Two pieces of Critical Infrastructure you can't ignore

Knowing what your defending is the first step in pre-incident planning.

What is your Critical Infrastructure List?  My critical what list?! Yes, you heard me correctly, what is your critical infrastructure list? This is a list of locations, events, structures, and services that could be vulnerable to natural disasters or intentional targeted events. Those critical things you just can't do without...and  doing without them would cripple your ability to carry out your mission. Brainstorming this list will help you in your personnel get to know your community a little better and start your planning process in the right direction.

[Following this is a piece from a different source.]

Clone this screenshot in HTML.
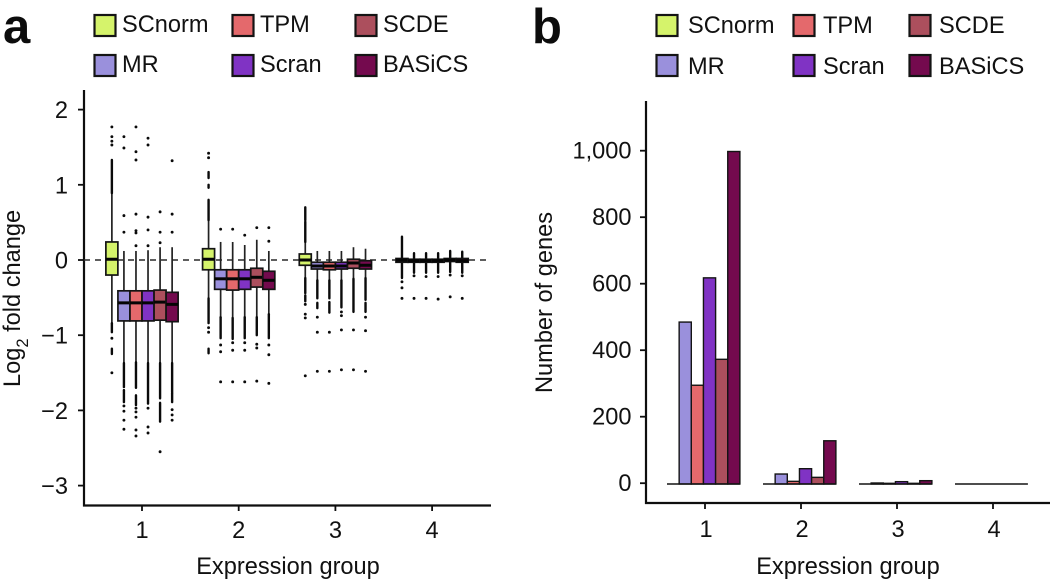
<!DOCTYPE html>
<html>
<head>
<meta charset="utf-8">
<style>
html,body{margin:0;padding:0;background:#fff;}
#chart{display:block;width:1050px;height:581px;filter:blur(0.35px);}
text{font-family:"Liberation Sans",sans-serif;font-size:23.6px;fill:#111;}
.panel{font-size:49px;font-weight:bold;fill:#0c0c0c;}
</style>
</head>
<body>
<svg id="chart" xmlns="http://www.w3.org/2000/svg" width="1050" height="581" viewBox="0 0 1050 581">
  <text class="panel" x="3" y="43">a</text>
  <text class="panel" x="532" y="43">b</text>
  <g id="legendA"></g>
  <g id="legendB"></g>
  <g id="plotA"></g>
  <g id="plotB"></g>
  <text x="20" y="0" transform="translate(20,387) rotate(-90) translate(-20,0)">Log<tspan dy="8" font-size="16.5" style="font-size:16.5px">2</tspan><tspan dy="-8"> fold change</tspan></text>
  <text x="288" y="574" text-anchor="middle">Expression group</text>
  <text x="0" y="0" transform="translate(552,302.5) rotate(-90)" text-anchor="middle">Number of genes</text>
  <text x="848" y="574" text-anchor="middle">Expression group</text>
</svg>
<script>
const methods = ['SCnorm','MR','TPM','Scran','SCDE','BASiCS'];
const colors = ['#d5f36b','#9a90dc','#e4696c','#8033c4','#ac4f5d','#740a4e'];
const groups = ['1','2','3','4'];

// Panel a: log2 fold change box statistics (rows = groups, columns = methods)
const boxQ3 = [
  [0.24,-0.41,-0.41,-0.41,-0.40,-0.43],
  [0.15,-0.13,-0.13,-0.13,-0.11,-0.15],
  [0.08,-0.03,-0.03,-0.03,0.01,-0.01],
  [0.02,0.01,0.01,0.01,0.02,0.02]
];
const boxMedian = [
  [0.01,-0.57,-0.57,-0.57,-0.56,-0.59],
  [0.01,-0.25,-0.25,-0.25,-0.23,-0.27],
  [0.00,-0.08,-0.08,-0.08,-0.04,-0.07],
  [0.00,-0.01,-0.01,-0.01,0.00,-0.01]
];
const boxQ1 = [
  [-0.20,-0.81,-0.81,-0.81,-0.80,-0.82],
  [-0.13,-0.39,-0.40,-0.39,-0.36,-0.39],
  [-0.07,-0.12,-0.13,-0.12,-0.11,-0.12],
  [-0.03,-0.03,-0.03,-0.03,-0.02,-0.03]
];
const whiskerHigh = [
  [0.89,0.12,0.12,0.13,0.17,0.17],
  [0.80,0.24,0.24,0.20,0.27,0.12],
  [0.24,0.12,0.12,0.12,0.17,0.15],
  [0.31,0.09,0.09,0.09,0.12,0.11]
];
const whiskerLow = [
  [-0.84,-1.37,-1.36,-1.37,-1.37,-1.37],
  [-0.51,-0.76,-0.77,-0.76,-0.76,-0.72],
  [-0.24,-0.27,-0.27,-0.27,-0.25,-0.24],
  [-0.24,-0.17,-0.17,-0.17,-0.16,-0.17]
];
// Runs of overlapping outliers, as [from, to] pairs
const outlierRuns = [
  [
    [[1.33,0.89],[-0.84,-0.96],[-1.18,-1.25]],
    [[-1.37,-1.69],[-1.73,-1.89]],
    [[-1.36,-1.70],[-1.80,-1.93]],
    [[-1.37,-1.91]],
    [[-1.37,-1.84],[-1.90,-2.15]],
    [[-1.37,-1.76],[-1.77,-1.89]]
  ],
  [
    [[0.80,0.53],[1.17,1.09],[1.00,0.96],[-0.51,-0.84],[-1.18,-1.24]],
    [[-0.76,-1.04]],
    [[-0.77,-1.05]],
    [[-0.76,-1.04]],
    [[-0.76,-1.00]],
    [[-0.72,-1.04]]
  ],
  [
    [[0.70,0.53],[0.51,0.24],[-0.24,-0.44],[-0.47,-0.55]],
    [[-0.27,-0.51],[-0.57,-0.64]],
    [[-0.27,-0.51],[-0.56,-0.70]],
    [[-0.27,-0.63]],
    [[-0.25,-0.69]],
    [[-0.24,-0.53],[-0.57,-0.69]]
  ],
  [
    [[0.31,0.03],[-0.03,-0.24]],
    [[0.09,0.02],[-0.03,-0.17]],
    [[0.09,0.02],[-0.03,-0.17]],
    [[0.09,0.02],[-0.03,-0.17]],
    [[0.12,0.03],[-0.03,-0.16]],
    [[0.11,0.03],[-0.03,-0.17]]
  ]
];
// Isolated outliers
const outlierPoints = [
  [
    [1.77,1.64,1.58,1.53,-1.04,-1.50],
    [1.64,1.49,0.59,0.37,-1.94,-2.01,-2.13,-2.25],
    [1.77,1.44,1.33,0.61,0.39,0.36,0.19,-1.97,-2.02,-2.09,-2.26,-2.34],
    [1.62,1.53,0.57,0.40,0.19,-1.97,-2.22,-2.30],
    [0.64,0.37,0.23,-2.55],
    [1.32,0.61,0.37,-1.99,-2.06,-2.13]
  ],
  [
    [1.42,1.36,-0.90,-0.96],
    [0.41,-1.13,-1.22,-1.62],
    [0.41,-1.10,-1.20,-1.62],
    [0.33,-1.10,-1.20,-1.62],
    [0.43,-1.12,-1.17,-1.61],
    [0.43,0.25,-1.13,-1.26,-1.64]
  ],
  [
    [-0.59,-0.72,-0.77,-1.54],
    [-0.76,-0.96,-1.48],
    [-0.96,-1.48],
    [-0.69,-0.74,-0.93,-1.46],
    [-0.93,-1.46],
    [-0.76,-0.94,-1.48]
  ],
  [
    [-0.29,-0.37,-0.51],
    [-0.21,-0.51],
    [-0.22,-0.51],
    [-0.22,-0.52],
    [-0.20,-0.49],
    [-0.21,-0.51]
  ]
];
const yTicksA = [2,1,0,-1,-2,-3];
const yTickLabelsA = ['2','1','0','\u22121','\u22122','\u22123'];

// Panel b: number of genes (rows = groups, columns = methods)
const geneCounts = [
  [0,487,297,620,375,1000],
  [0,30,8,46,20,130],
  [0,3,2,7,2,10],
  [0,0,0,0,0,0]
];
const yTicksB = [0,200,400,600,800,1000];
const yTickLabelsB = ['0','200','400','600','800','1,000'];

const NS = 'http://www.w3.org/2000/svg';
function mk(parent, tag, props, txt) {
  const el = document.createElementNS(NS, tag);
  for (const k in props) el.setAttribute(k, props[k]);
  if (txt !== undefined) el.textContent = txt;
  parent.appendChild(el);
  return el;
}
const yA = v => 260 - v * 75.2;
const groupXA = g => 142 + g * 96.7;
const xA = (g, m) => groupXA(g) + (m - 2.5) * 12.05;
const yB = v => 484 - v * 0.3325;
const groupXB = g => 705 + g * 96;
const xB = (g, m) => 667 + g * 96 + m * 12.15;
const INK = '#0e0e0e';

function drawLegend(root, swatchX, textX, baselines) {
  const order = [[0,0],[1,1],[2,0],[3,1],[4,0],[5,1]];
  order.forEach(function (o, i) {
    const col = Math.floor(i / 2), row = o[1];
    const g = mk(root, 'g', {});
    
    
    const sw = mk(g, 'rect', {x: swatchX[col], y: 15 + row * 40, width: 21, height: 21, fill: colors[o[0]], stroke: '#141414', 'stroke-width': 2.2});
    
    
    const t = mk(g, 'text', {x: textX[col], y: baselines[row]}, methods[o[0]]);
    
    
  });
}
drawLegend(document.getElementById('legendA'), [94.5,232.5,355.5], [122,260,383], [32,72]);
drawLegend(document.getElementById('legendB'), [656.5,793.5,909.5], [688,823,939], [33,74]);

// ---- Panel a ----
const pa = document.getElementById('plotA');
const axYA = mk(pa, 'line', {x1: 84, x2: 84, y1: 90, y2: 506.5, stroke: INK, 'stroke-width': 2.2});


const axXA = mk(pa, 'line', {x1: 83, x2: 491, y1: 505.5, y2: 505.5, stroke: INK, 'stroke-width': 2.2});


yTicksA.forEach(function (v, i) {
  const tk = mk(pa, 'line', {x1: 78, x2: 84, y1: yA(v), y2: yA(v), stroke: INK, 'stroke-width': 1.8});
  
  
  const lb = mk(pa, 'text', {x: 68, y: yA(v) + 8.5, 'text-anchor': 'end'}, yTickLabelsA[i]);
  
  
});
groups.forEach(function (name, g) {
  const tk = mk(pa, 'line', {x1: groupXA(g), x2: groupXA(g), y1: 505.5, y2: 511, stroke: INK, 'stroke-width': 1.8});
  
  
  const lb = mk(pa, 'text', {x: groupXA(g), y: 538, 'text-anchor': 'middle'}, name);
  
  
});
const zero = mk(pa, 'line', {x1: 84, x2: 491, y1: yA(0), y2: yA(0), stroke: '#2a2a2a', 'stroke-width': 1.5, 'stroke-dasharray': '6 5'});



groups.forEach(function (name, g) {
  methods.forEach(function (method, m) {
    const x = xA(g, m);
    const wh = mk(pa, 'line', {x1: x, x2: x, y1: yA(whiskerHigh[g][m]), y2: yA(whiskerLow[g][m]), stroke: '#222', 'stroke-width': 1.7});
    
    
    outlierRuns[g][m].forEach(function (run) {
      const r = mk(pa, 'line', {x1: x, x2: x, y1: yA(run[0]), y2: yA(run[1]), stroke: '#0a0a0a', 'stroke-width': 2.4, 'stroke-linecap': 'round'});
      
      
    });
    outlierPoints[g][m].forEach(function (v) {
      const p = mk(pa, 'circle', {cx: x, cy: yA(v), r: 1.45, fill: '#0a0a0a'});
      
      
    });
  });
});
groups.forEach(function (name, g) {
  methods.forEach(function (method, m) {
    const x = xA(g, m);
    const top = yA(boxQ3[g][m]), bot = yA(boxQ1[g][m]);
    const b = mk(pa, 'rect', {x: x - 6, y: top, width: 12, height: bot - top, fill: colors[m], stroke: '#141414', 'stroke-width': 1.7});
    
    
    const md = mk(pa, 'line', {x1: x - 6, x2: x + 6, y1: yA(boxMedian[g][m]), y2: yA(boxMedian[g][m]), stroke: '#050505', 'stroke-width': 3});
    
    
  });
});

// ---- Panel b ----
const pb = document.getElementById('plotB');
const axYB = mk(pb, 'line', {x1: 646, x2: 646, y1: 101, y2: 504, stroke: INK, 'stroke-width': 2.2});


const axXB = mk(pb, 'line', {x1: 645, x2: 1050, y1: 503, y2: 503, stroke: INK, 'stroke-width': 2.2});


yTicksB.forEach(function (v, i) {
  const tk = mk(pb, 'line', {x1: 640, x2: 646, y1: yB(v) - 0.8, y2: yB(v) - 0.8, stroke: INK, 'stroke-width': 1.8});
  
  
  const lb = mk(pb, 'text', {x: 631.5, y: yB(v) + 7, 'text-anchor': 'end'}, yTickLabelsB[i]);
  
  
});
groups.forEach(function (name, g) {
  const tk = mk(pb, 'line', {x1: groupXB(g), x2: groupXB(g), y1: 503, y2: 509, stroke: INK, 'stroke-width': 1.8});
  
  
  const lb = mk(pb, 'text', {x: groupXB(g) + 1, y: 537, 'text-anchor': 'middle'}, name);
  
  
});
groups.forEach(function (name, g) {
  methods.forEach(function (method, m) {
    const v = geneCounts[g][m];
    const bar = mk(pb, 'rect', {x: xB(g, m), y: yB(v), width: 12.15, height: yB(0) - yB(v), fill: colors[m], stroke: '#141414', 'stroke-width': 1.4});
    
    
  });
  const base = mk(pb, 'line', {x1: xB(g, 0), x2: xB(g, 6), y1: yB(0), y2: yB(0), stroke: '#141414', 'stroke-width': 1.5});
  
  
});
</script>
</body>
</html>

Here is my sample list of critical infrastructure… these two are just for starters...those items that I consider essential locations or services that must be maintained and/or hardened. By the way, these are the two critical infrastructure systems that many feel are the most vulnerable...just say'n.

1. Telecommunications.
Telecommunications are one of the most vital systems we have available to us. These systems allow us to get messages to our public and each other. Telecommunications networks also are critical pieces of infrastructure in industry and commerce as well as our ability to operate our emergency operation centers.  We've become so accustomed to instant communication in the use of satellite and Internet features to add functionality to our processes that the loss of this technology will make it difficult for us to operate efficiently. Secondary communication systems easily  fall out of use and out of date… many secondary communication systems I've seen recently are in dire need of repair. Failure of telecommunications networks  from natural disasters or intentional targeted attacks will make it difficult for the event to be managed successfully. Therefore, telecommunications networks lead the list of critical infrastructure you should be planning to protect. It's important for every planner in every agency leader to understand the strengths and vulnerabilities of their local telecommunications network and backup systems. It is equally important for agency leaders and planners to understand the eventuality of telecommunications failures and have the communications plan “B.”

2. Electrical Power. 
I've talked about the potential impact of a power grid failure in prior posts and on Mitigation Journal podcast (listen to edition 173 here). I mean what I say. Our nation's power grid remains extremely vulnerable to natural disasters and intentional targeted attacks. Our current system of power distribution has no means for saving or storing energy. Also, because the electrical system operates at or near capacity most of the time, a failure in one location or plant may easily result in a cascade of failures throughout the grid. The effects of those failures will be felt almost immediately and manifest as brownouts or blackouts. The ripple effect from these events is insidious… with impact on other critical infrastructure sites such as hospitals.  The failure of our electrical power grid even for short periods of time will place increased demands on local responders. The ripple effect will continue through the community as civilians deploy alternate heating and power sources such as generators. While many of us are used to having the power go out from time to time, it is difficult for us to conceive going without electricity for weeks, months, or perhaps longer.